Uccidere la concorrenza
Quando il fondatore di Facebook Mark Zuckerberg presentò un’offerta a Kevin Systrom per l'acquisizione di Instagram, per esempio, gli disse che Facebook stava sviluppando una app simile, in modo da fargli capire che se non avesse accettato rischiava di rimanere schiacciato dalla competizione. «Ora decidiamo quanto essere competitor o partner (...) e spero decideremo nel modo più saggio», è il messaggio riportato nel documento.
Systrom si ritrovò persino a chiedere a Matt Cohler, ex consulente di Facebook e allora investitore di Instagram se Zuckerberg avrebbe «attivato la modalità distruzione», se avesse detto di no. La risposta fu «probabilmente» e sappiamo come è andata a finire. La controprova è che quando Houseparty, un social network che permette di condividere videochat di gruppo ha rifiutato un’offerta simile, Facebook ne ha imitato lo slogan e la base di utenti di Houseparty si è rapidamente dimezzata.
La dipendenza di clienti e fornitori
Il potere di controllo è esteso a clienti, utenti e fornitori. Uno degli imprenditori che vendono sul marketplace di Amazon ha detto alla sottocommissione: «Sarebbe commercialmente suicida essere nel mirino di Amazon. Se Amazon ci vedesse criticarla, non ho dubbi che ci rimuoverebbe il nostro accesso e distruggerebbe il nostro business».

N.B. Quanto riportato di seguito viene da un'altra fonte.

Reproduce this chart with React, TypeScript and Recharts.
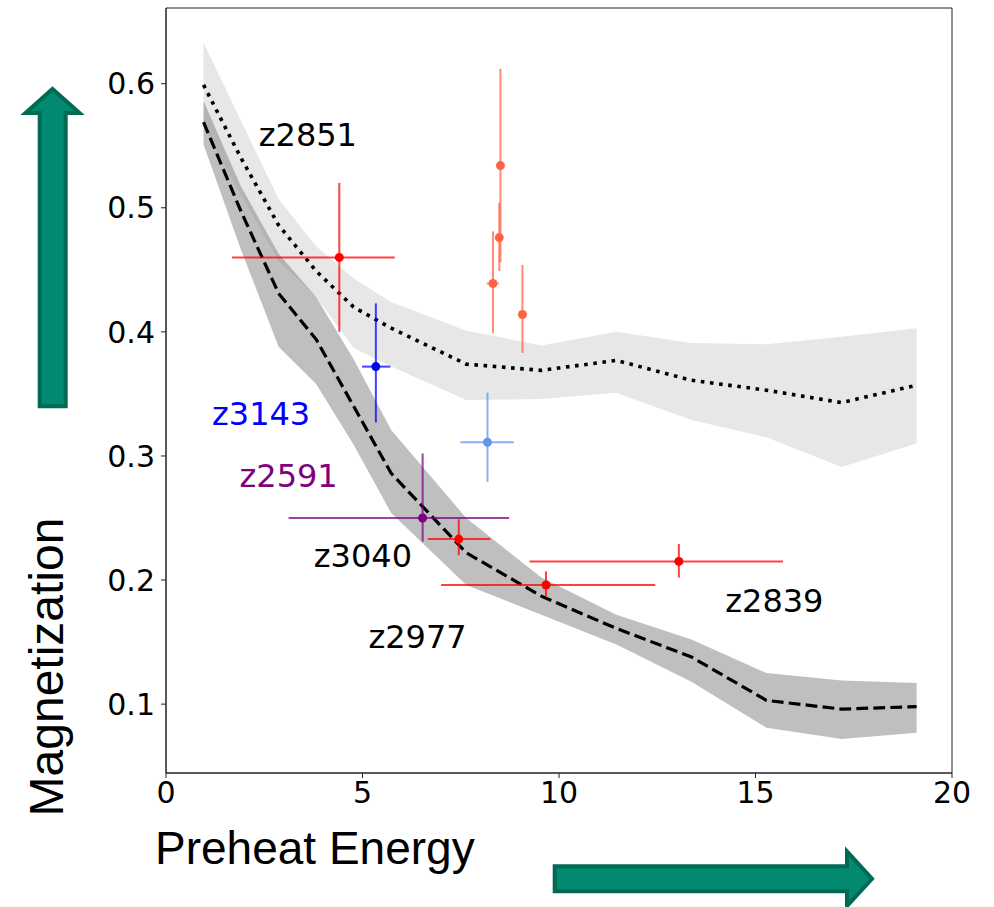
import React from "react";
import { Area, ComposedChart, ErrorBar, Line, ReferenceArea, Scatter, XAxis, YAxis } from "recharts";

// simulated curves, sampled on the same energy grid
const energy = [0.955, 1.91, 2.865, 3.82, 4.775, 5.73, 7.64, 9.55, 11.46, 13.37, 15.28, 17.19, 19.1];
const upperMean = [0.599, 0.54, 0.486, 0.449, 0.42, 0.403, 0.374, 0.369, 0.377, 0.361, 0.353, 0.343, 0.357];
const upperLow = [0.566, 0.51, 0.457, 0.428, 0.387, 0.372, 0.345, 0.346, 0.351, 0.329, 0.315, 0.291, 0.31];
const upperHigh = [0.633, 0.57, 0.507, 0.469, 0.443, 0.424, 0.401, 0.389, 0.4, 0.391, 0.39, 0.396, 0.403];
const lowerMean = [0.569, 0.497, 0.431, 0.394, 0.34, 0.286, 0.222, 0.187, 0.161, 0.138, 0.103, 0.096, 0.098];
const lowerLow = [0.551, 0.466, 0.388, 0.358, 0.309, 0.254, 0.196, 0.172, 0.148, 0.118, 0.081, 0.072, 0.077];
const lowerHigh = [0.586, 0.517, 0.463, 0.428, 0.378, 0.321, 0.25, 0.202, 0.172, 0.152, 0.125, 0.119, 0.117];

// measured shots: x, y and [minus, plus] errors
const redX = [4.41, 7.45, 9.67, 13.05];
const redY = [0.46, 0.233, 0.196, 0.215];
const redXErr = [[2.73, 1.41], [0.79, 0.8], [2.67, 2.78], [3.8, 2.65]];
const redYErr = [[0.06, 0.06], [0.013, 0.016], [0.01, 0.011], [0.013, 0.014]];

const tomatoX = [8.51, 8.48, 8.32, 9.07];
const tomatoY = [0.534, 0.476, 0.439, 0.414];
const tomatoXErr = [[0, 0], [0, 0], [0.16, 0.15], [0, 0]];
const tomatoYErr = [[0.078, 0.078], [0.027, 0.028], [0.04, 0.042], [0.031, 0.04]];

const blueX = [5.34];
const blueY = [0.372];
const blueXErr = [[0.35, 0.37]];
const blueYErr = [[0.045, 0.051]];

const cornflowerX = [8.18];
const cornflowerY = [0.311];
const cornflowerXErr = [[0.69, 0.67]];
const cornflowerYErr = [[0.032, 0.04]];

const purpleX = [6.53];
const purpleY = [0.25];
const purpleXErr = [[3.41, 2.2]];
const purpleYErr = [[0.019, 0.052]];

// shot labels (left edge, baseline)
const tagNames = ["z2851", "z3143", "z2591", "z3040", "z2977", "z2839"];
const tagX = [2.36, 1.17, 1.87, 3.76, 5.15, 14.23];
const tagY = [0.55, 0.3246, 0.275, 0.2105, 0.145, 0.1743];
const tagColors = ["#000000", "#0000ff", "#800080", "#000000", "#000000", "#000000"];

const xTicks = [0, 5, 10, 15, 20];
const yTicks = [0.1, 0.2, 0.3, 0.4, 0.5, 0.6];
const xDomain: [number, number] = [0, 20];
const yDomain: [number, number] = [0.0445, 0.661];

const curves = energy.map((x, i) => ({
  x,
  upper: upperMean[i],
  upperBand: [upperLow[i], upperHigh[i]],
  lower: lowerMean[i],
  lowerBand: [lowerLow[i], lowerHigh[i]],
}));

const shots = (xs: number[], ys: number[], ex: number[][], ey: number[][]) =>
  xs.map((x, i) => ({ x, y: ys[i], ex: ex[i], ey: ey[i] }));

const tags = tagNames.map((name, i) => ({ x: tagX[i], y: tagY[i], name, color: tagColors[i] }));

const dot = (color: string) => (p: any) => <circle cx={p.cx} cy={p.cy} r={4.5} fill={color} />;

const tagText = (p: any) => (
  <text x={p.cx} y={p.cy} fill={p.payload.color} fontSize={32} fontFamily="DejaVu Sans">
    {p.payload.name}
  </text>
);

const tickStyle = { fill: "#000", fontSize: 30, fontFamily: "DejaVu Sans" };
const axisColor = "#222";
const arrowFill = "#018a70";
const arrowEdge = "#016a55";

export default function App() {
  const series = [
    { key: "red", data: shots(redX, redY, redXErr, redYErr), color: "#ff0000" },
    { key: "tomato", data: shots(tomatoX, tomatoY, tomatoXErr, tomatoYErr), color: "#ff6347" },
    { key: "blue", data: shots(blueX, blueY, blueXErr, blueYErr), color: "#0000ff" },
    { key: "cornflower", data: shots(cornflowerX, cornflowerY, cornflowerXErr, cornflowerYErr), color: "#6495ed" },
    { key: "purple", data: shots(purpleX, purpleY, purpleXErr, purpleYErr), color: "#800080" },
  ];

  return (
    <div style={{ position: "absolute", left: 0, top: 0, width: 994, height: 907, background: "#fff", overflow: "hidden" }}>
      <ComposedChart width={994} height={907} data={curves} margin={{ top: 8, right: 42, bottom: 84, left: 0 }}>
        <XAxis
          type="number"
          dataKey="x"
          domain={xDomain}
          ticks={xTicks}
          allowDataOverflow
          height={50}
          tickSize={5}
          tickMargin={4}
          tick={tickStyle}
          stroke={axisColor}
        />
        <YAxis
          type="number"
          domain={yDomain}
          ticks={yTicks}
          allowDataOverflow
          width={166}
          tickSize={5}
          tickMargin={6}
          tick={tickStyle}
          stroke={axisColor}
        />

        <Area dataKey="upperBand" type="linear" stroke="none" fill="#d3d3d3" fillOpacity={0.55} isAnimationActive={false} activeDot={false} />
        <Area dataKey="lowerBand" type="linear" stroke="none" fill="#808080" fillOpacity={0.5} isAnimationActive={false} activeDot={false} />
        <Line dataKey="upper" type="linear" stroke="#000" strokeWidth={3.6} strokeDasharray="3.6 5.6" dot={false} activeDot={false} isAnimationActive={false} />
        <Line dataKey="lower" type="linear" stroke="#000" strokeWidth={3.2} strokeDasharray="11.8 5.2" dot={false} activeDot={false} isAnimationActive={false} />

        {series.map((s) => (
          <Scatter key={s.key} data={s.data} dataKey="y" shape={dot(s.color)} isAnimationActive={false}>
            <ErrorBar dataKey="ex" direction="x" width={0} stroke={s.color} strokeWidth={2} strokeOpacity={0.75} />
            <ErrorBar dataKey="ey" direction="y" width={0} stroke={s.color} strokeWidth={2} strokeOpacity={0.75} />
          </Scatter>
        ))}

        <Scatter data={tags} dataKey="y" shape={tagText} isAnimationActive={false} />

        {/* full frame around the plot */}
        <ReferenceArea
          x1={xDomain[0]}
          x2={xDomain[1]}
          y1={yDomain[0]}
          y2={yDomain[1]}
          fill="none"
          stroke={axisColor}
          strokeWidth={1}
          ifOverflow="visible"
        />
      </ComposedChart>

      <svg width={994} height={907} style={{ position: "absolute", left: 0, top: 0, pointerEvents: "none" }}>
        <polygon
          points="52.5,89 79.5,113 65.7,113 65.7,406.3 39.7,406.3 39.7,113 25.5,113"
          fill={arrowFill}
          stroke={arrowEdge}
          strokeWidth={4}
        />
        <polygon
          points="554.7,866.3 847,866.3 847,851.5 872,878.8 847,906 847,891.3 554.7,891.3"
          fill={arrowFill}
          stroke={arrowEdge}
          strokeWidth={4}
        />
        <text
          x={63}
          y={667}
          transform="rotate(-90 63 667)"
          textAnchor="middle"
          fontSize={48}
          fontFamily="Liberation Sans"
          fill="#000"
        >
          Magnetization
        </text>
        <text x={155} y={864} fontSize={46} fontFamily="Liberation Sans" fill="#000">
          Preheat Energy
        </text>
      </svg>
    </div>
  );
}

La forza contro i competitor passa anche dall’autopromozione. Una attività facile per i monopoli della rete che sono veri ecosistemi che cercano di mantenere gli utenti al loro interno il più a lungo possibile. Il rapporto riporta che diverse imprese accusano Google di essere diventato un «giardino recintato».
Negli ultimi anni diversi studi hanno dimostrato che più della metà di tutte le ricerche su Google termina su Google o si traduce in un clic su siti di Google, dice il rapporto. Nel caso di Apple invece un avvocato che rappresenta gli sviluppatori ha spiegato che non avrebbero testimoniato perché erano preoccupati delle possibili ritorsioni e dal fatto che le loro «comunicazioni sarebbero monitorate».

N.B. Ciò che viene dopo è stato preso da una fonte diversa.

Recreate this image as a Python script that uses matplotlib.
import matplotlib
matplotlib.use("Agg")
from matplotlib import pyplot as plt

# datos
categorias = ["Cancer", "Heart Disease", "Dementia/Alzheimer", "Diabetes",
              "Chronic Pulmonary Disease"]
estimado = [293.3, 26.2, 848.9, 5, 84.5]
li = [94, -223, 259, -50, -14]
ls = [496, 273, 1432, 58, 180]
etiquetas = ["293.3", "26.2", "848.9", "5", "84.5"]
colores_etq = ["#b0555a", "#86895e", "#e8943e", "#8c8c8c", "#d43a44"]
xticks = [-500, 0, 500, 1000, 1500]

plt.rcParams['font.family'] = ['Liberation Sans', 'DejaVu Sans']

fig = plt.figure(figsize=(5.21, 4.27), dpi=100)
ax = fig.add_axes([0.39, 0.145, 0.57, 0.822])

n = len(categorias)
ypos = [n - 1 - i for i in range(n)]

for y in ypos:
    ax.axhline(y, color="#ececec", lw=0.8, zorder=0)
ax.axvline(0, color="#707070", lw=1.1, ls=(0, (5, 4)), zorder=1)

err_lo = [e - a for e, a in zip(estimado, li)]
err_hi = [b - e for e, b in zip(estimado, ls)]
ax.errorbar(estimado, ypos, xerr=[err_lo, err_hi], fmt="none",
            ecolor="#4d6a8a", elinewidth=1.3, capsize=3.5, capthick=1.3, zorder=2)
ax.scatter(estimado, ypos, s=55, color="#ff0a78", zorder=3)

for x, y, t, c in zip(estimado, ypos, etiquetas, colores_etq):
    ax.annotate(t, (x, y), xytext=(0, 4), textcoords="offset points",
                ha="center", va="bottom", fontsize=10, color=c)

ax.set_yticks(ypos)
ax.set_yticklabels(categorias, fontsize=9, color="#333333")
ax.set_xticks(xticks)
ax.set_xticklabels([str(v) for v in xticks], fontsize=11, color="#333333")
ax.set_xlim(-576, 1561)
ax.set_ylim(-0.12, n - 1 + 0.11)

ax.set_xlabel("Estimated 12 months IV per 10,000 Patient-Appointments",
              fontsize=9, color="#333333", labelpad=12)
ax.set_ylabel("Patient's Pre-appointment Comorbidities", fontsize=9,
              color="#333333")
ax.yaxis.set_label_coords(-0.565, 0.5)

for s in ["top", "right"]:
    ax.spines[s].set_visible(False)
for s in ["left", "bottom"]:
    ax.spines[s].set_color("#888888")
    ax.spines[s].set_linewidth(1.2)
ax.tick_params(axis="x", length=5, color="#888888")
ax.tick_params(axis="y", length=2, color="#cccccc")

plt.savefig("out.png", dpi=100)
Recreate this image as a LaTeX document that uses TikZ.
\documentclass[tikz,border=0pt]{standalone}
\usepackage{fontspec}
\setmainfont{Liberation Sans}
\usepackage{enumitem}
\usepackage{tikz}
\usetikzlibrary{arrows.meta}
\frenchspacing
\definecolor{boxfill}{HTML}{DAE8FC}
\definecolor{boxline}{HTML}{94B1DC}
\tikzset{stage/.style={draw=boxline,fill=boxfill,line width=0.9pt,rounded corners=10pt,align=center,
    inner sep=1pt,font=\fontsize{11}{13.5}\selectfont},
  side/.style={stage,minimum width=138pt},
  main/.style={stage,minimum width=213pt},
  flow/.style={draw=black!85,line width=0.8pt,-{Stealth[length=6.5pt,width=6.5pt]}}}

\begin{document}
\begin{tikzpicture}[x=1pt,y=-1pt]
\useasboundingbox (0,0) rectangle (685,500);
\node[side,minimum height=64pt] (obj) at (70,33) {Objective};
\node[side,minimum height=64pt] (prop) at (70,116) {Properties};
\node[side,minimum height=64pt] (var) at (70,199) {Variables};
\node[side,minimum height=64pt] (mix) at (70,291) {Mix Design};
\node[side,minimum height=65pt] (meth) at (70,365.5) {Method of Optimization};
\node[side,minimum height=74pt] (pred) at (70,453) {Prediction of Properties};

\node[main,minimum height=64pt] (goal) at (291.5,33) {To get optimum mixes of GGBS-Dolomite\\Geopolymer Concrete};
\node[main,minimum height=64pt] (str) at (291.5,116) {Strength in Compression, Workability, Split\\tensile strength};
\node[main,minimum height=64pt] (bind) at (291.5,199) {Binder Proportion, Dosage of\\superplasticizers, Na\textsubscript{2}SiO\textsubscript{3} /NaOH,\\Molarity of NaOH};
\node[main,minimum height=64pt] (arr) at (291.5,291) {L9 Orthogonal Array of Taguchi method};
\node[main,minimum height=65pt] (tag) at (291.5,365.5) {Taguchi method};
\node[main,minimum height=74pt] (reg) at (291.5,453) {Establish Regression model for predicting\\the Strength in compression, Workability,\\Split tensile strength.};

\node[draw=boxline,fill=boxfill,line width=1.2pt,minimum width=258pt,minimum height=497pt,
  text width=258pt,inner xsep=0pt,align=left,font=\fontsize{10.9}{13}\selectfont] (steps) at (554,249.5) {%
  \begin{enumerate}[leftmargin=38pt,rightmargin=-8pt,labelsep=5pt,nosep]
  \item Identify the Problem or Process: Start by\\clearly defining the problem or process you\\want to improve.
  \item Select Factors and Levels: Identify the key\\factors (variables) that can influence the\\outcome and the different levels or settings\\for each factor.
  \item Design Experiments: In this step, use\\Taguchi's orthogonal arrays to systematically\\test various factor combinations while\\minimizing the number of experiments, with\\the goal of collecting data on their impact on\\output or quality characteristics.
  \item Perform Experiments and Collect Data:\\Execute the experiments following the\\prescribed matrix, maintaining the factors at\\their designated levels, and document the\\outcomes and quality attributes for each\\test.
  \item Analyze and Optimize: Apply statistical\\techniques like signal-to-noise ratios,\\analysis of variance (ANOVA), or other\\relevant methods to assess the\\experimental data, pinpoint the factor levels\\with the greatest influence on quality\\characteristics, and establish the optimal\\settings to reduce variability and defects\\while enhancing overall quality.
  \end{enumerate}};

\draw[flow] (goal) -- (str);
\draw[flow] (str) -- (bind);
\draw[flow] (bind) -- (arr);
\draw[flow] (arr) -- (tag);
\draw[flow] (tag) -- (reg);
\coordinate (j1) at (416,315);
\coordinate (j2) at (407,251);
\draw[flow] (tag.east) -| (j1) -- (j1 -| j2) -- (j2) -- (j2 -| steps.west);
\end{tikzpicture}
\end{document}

E qui veniamo all’altro punto che emerge dal rapporto e che accomuna tutte e quattro le società: sono aziende tipiche della società della sorveglianza.

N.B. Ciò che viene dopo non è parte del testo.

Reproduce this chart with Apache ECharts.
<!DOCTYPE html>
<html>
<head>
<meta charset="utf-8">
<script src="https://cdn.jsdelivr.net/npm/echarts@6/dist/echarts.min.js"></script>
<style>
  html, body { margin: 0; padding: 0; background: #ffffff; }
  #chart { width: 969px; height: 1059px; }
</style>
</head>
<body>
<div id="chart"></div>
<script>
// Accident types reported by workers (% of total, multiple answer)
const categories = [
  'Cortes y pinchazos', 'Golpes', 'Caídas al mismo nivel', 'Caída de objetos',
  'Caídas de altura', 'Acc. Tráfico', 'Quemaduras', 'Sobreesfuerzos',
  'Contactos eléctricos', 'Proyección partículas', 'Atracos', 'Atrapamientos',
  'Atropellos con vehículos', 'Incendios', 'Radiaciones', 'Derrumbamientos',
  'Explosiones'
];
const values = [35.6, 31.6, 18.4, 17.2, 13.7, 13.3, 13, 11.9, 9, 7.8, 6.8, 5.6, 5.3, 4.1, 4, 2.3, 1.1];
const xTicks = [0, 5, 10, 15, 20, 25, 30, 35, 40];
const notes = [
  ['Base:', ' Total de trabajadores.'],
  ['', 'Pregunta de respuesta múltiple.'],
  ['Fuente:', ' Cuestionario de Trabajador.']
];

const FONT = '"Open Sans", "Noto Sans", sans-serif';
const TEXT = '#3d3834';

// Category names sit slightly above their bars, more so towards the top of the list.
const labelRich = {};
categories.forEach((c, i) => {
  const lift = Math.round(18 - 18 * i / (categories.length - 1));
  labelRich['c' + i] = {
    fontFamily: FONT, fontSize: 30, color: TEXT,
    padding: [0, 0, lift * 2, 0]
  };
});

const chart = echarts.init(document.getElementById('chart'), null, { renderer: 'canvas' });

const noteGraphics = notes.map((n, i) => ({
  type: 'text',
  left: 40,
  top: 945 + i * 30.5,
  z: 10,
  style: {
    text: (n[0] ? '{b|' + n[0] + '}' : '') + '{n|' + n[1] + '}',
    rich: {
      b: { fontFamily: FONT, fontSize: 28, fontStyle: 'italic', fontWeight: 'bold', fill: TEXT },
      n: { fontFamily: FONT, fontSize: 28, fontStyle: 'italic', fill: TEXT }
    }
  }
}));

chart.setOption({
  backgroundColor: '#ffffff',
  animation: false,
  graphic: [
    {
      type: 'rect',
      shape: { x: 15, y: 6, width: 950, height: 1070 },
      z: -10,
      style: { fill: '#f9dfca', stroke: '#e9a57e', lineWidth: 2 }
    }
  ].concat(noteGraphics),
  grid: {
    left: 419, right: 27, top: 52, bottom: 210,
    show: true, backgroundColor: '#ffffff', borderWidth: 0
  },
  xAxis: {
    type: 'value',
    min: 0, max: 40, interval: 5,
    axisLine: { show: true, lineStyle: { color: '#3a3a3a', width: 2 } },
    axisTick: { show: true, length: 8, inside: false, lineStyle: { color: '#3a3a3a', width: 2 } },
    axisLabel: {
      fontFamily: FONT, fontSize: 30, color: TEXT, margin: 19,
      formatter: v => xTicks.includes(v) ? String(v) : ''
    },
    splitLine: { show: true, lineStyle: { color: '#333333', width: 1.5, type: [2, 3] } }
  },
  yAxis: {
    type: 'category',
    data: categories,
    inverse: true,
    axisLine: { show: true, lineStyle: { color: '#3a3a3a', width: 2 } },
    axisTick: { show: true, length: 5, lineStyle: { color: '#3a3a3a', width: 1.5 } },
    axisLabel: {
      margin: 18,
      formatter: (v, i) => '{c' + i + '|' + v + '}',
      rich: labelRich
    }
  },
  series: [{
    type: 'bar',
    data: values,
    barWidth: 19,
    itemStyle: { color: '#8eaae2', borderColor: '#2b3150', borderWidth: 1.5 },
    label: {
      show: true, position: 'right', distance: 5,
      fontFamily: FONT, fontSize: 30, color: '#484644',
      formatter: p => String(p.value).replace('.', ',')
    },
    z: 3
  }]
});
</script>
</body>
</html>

Aziende della sorveglianza
Un ex dipendente di Amazon ha detto che «Amazon è prima di tutto una società di dati, semplicemente la usano per vendere cose». Cosa significa? Secondo l’indagine Amazon «raccoglie i dati sulle vendite e sui prodotti dal proprio mercato per individuare gli articoli più venduti, copiarli e offrire i propri prodotti concorrenti, in genere a prezzi inferiori».
Con Amazon web service, il ramo cloud del business, il conflitto di interessi si aggrava ulteriormente, visto che l’azienda tratta i dati di aziende che possono competere con lei su altri mercati digitali. Per Google il documento parla di capacità di intelligence dei dati «quasi perfetta».
Il giornalista e attivista Matt Stoller, uno dei maggiori critici degli effetti dei monopoli, ha detto che questo rapporto riorganizzerà l'economia e l’industria americana, ma è anche un documento profondamente politico, soprattutto quando spiega come i colossi della tecnologia abbiano aumentato la loro sfera di influenza tramite la combinazione di attività di lobbying diretta e finanziando think tank e accademia.
L’inchiesta del Congresso arriva dopo decenni di immobilismo delle authority americane, anni che secondo la commissione parlamentare hanno cambiato il capitalismo globale, rallentato gli investimenti nel settore tecnologico, e abbassato la qualità della nostra democrazia.
Vent’anni e 500 acquisizioni dopo la multa a Microsoft del 1998, ultimo grande caso antitrust negli Stati Uniti, la commissione statunitense propone tra le altre cose un rafforzamento delle pratiche delle norme antitrust, il divieto di nuove fusioni e «separazioni strutturali». Insomma, raccomanda di spezzare big tech, e così torna al significato originale delle leggi antitrust, nate per dividere i monopoli, non per conviverci.